To me, though, the finest point was put on this challenge by Heather Slania, Library Director at the National Museum of Women in the Arts. Like many of her colleagues in universities and government agencies, Slania was introduced to web archiving as a means to preserve her institution’s online presence ahead of a major redesign, but she soon applied it to her museum’s broader collecting mission. Archiving internet art, she explained, offered her the opportunity to preserve the work of women artists traditionally marginalized when not outright omitted from the art historical canon and from the scopes of landmark collecting institutions. Without advancing Archive-It’s capacity to fully capture and accurately replay them, these always imaginative and often subversive uses of the web as an artistic medium are destined to live on only in hints and rumors. Slania has already reduced her original collection of 36 sites down to 29 due to sites going completely offline, and as of 2014 she estimates that half of this collection experiences moderate to complete loss of content in an archival environment.

Susan Roeper (left) and Heather Slania (right) in front of two very perishable records: a salami and an internet artwork. Photos by Scott Reed, Archive-It.

Susan Roeper (left) and Heather Slania (right) in front of two very perishable records: a salami and an internet artwork. Photos by Scott Reed, Archive-It.

My host, NYARC, is doing its part to ensure that the integrity of these sites remains a priority while web archiving expands into larger scale data services territory. In scarily few weeks I will publish my draft procedures for assuring the quality of specialist art historical resources archived from the web. In the meantime, we took home AIT14’s prize for “best documented tech support questions,” which I suppose means that I must be doing something right…

How could I not pick the Neapolitan astronaut ice cream out of the prize bin?  Photo by Karl-Rainer Blumenthal.

How could I not pick the Neapolitan astronaut ice cream out of the prize bin? Photo by Karl-Rainer Blumenthal.

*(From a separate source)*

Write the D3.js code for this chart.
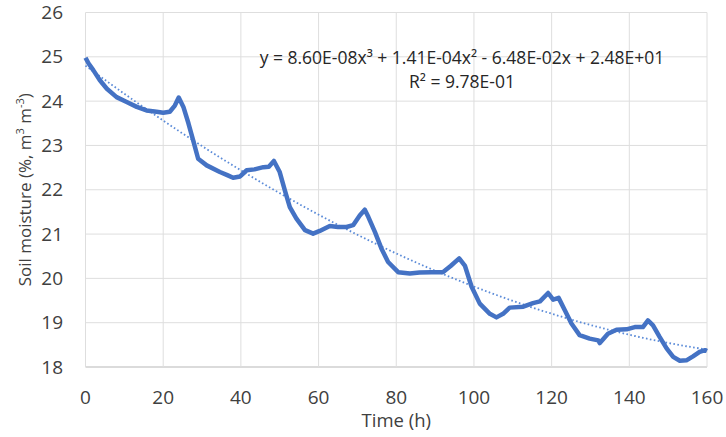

In all seriousness though, the opportunity for a narrowly and preservation focused operation to refine technology that is increasingly applied at such wider scales and iterative phases of research makes me optimistic that the parallel courses of web archiving described above will continue to inform and improve one another. Archive-It brought us all together under one roof, after all, and everyone seems to feel at home here.